Ainsi signé : Par le roy, l’evesque d’Albi et autres presens. Amys. — Visa. Contentor. F. Texier.


1 La terre et seigneurie de Pindray était mouvante du roi à cause du château de Montmorillon. Après avoir appartenu à la famille de ce nom, sur laquelle nous n’avons pour ainsi dire point de renseignements, elle passa à celle de Marans qui lui était alliée, comme on le voit dans cet acte même. Le 21 juin 1404, Jean de Pindray qualifié valet, fit aveu à Jean de France duc de Berry, comte de Poitou, du château et de la terre de Pindray et de ses dépendances (Arch. nat., R1* 2171, p. 629) ; il le renouvela en 1418, au dauphin Charles (id., P. 1144, fol. 14 v°). Malheureusement, entre cette date et l’année 1537, les hommages et aveux de Poitou ne contiennent plus rien sur ce fief et ses seigneurs. Au 6 juillet 1537, on trouve un dénombrement de la maison noble de Pindray, de l’hôtel de Ferrières et appartenances, mouvant du châtel de Montmorillon, rendu par Jean de Marans (P. 5563, cote 883). Le 21 juillet 1548, le même Jean ou son fils en fit un nouvel aveu au roi (P 5622, cote 1721). Enfin on peut citer, au siècle suivant, un hommage de la seigneurie de Pindray, sise en Poitou mouvant de Montmorillon, rendu le 13 décembre 1633 par Florent Ferré, sr de Boiscommun (P 5671 cote 3.127).

2 Plusieurs membres de la famille de Marans, vivant à la fin du xve siècle, ont été l’objet d’une notice dans notre tome X. (Arch. hist. du Poitou, t. XXXV, p. 479-480.) Gilles et Antoine nommés ici n’y figurent pas.

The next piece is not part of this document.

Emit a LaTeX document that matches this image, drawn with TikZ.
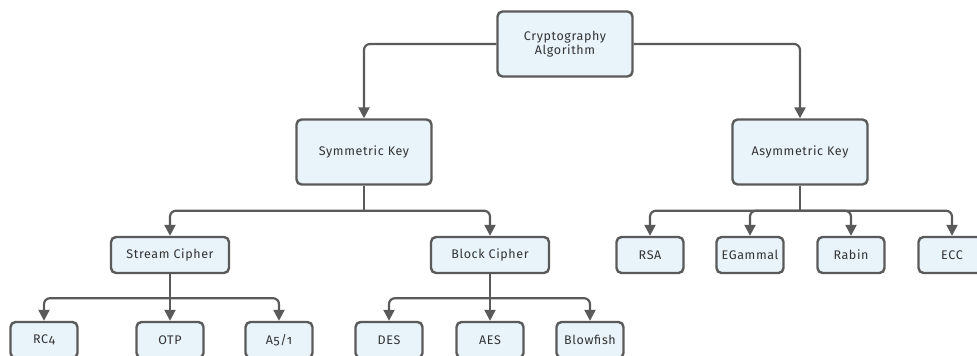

3 Denis, dit aussi Louis, de Besdon était le troisième fils de Jean de Besdon, écuyer, seigneur d’Oyré et de Traversay, et de Marguerite d’Aloigny. Il est qualifié écuyer seigneur des Mousseaux et avait épousé, vers 1480, Marcelle de Pindray, dont il eut trois fils et une fille (Dict. des familles du Poitou, t. I, p. 503-504). Son père était mort avant le 12 octobre 1456. Dans un aveu de Traversay qu’elle rendit au roi à cette date. Marguerite d’Aloigny est dite sa veuve (Arch. nat., P. 1145, fol. 90), et c’est Mathurin de Besdon, autre fils sans doute de ladite dame et de Jean de Besdon, non nommé dans la généalogie imprimée, qui en était seigneur et en fit aveu, le 18 juillet 1485 (id., fol. 146 v°). D’après MM. Beauchet-Filleau (loc. cit.), le fils aîné de Jean de Besdon, Antoine, écuyer, sr d’Oyré, épousa Françoise d’Aloigny, et le second Jean, écuyer, seigneur d’Oyré après son frère, fut marié en 1493 à Guyonne de Marans, fille de Guy sr de Vaugodin et d’Antoinette de Pindray, et n’eut qu’une fille Anne, mariée à François du Tay, écuyer, sr de Lésigny.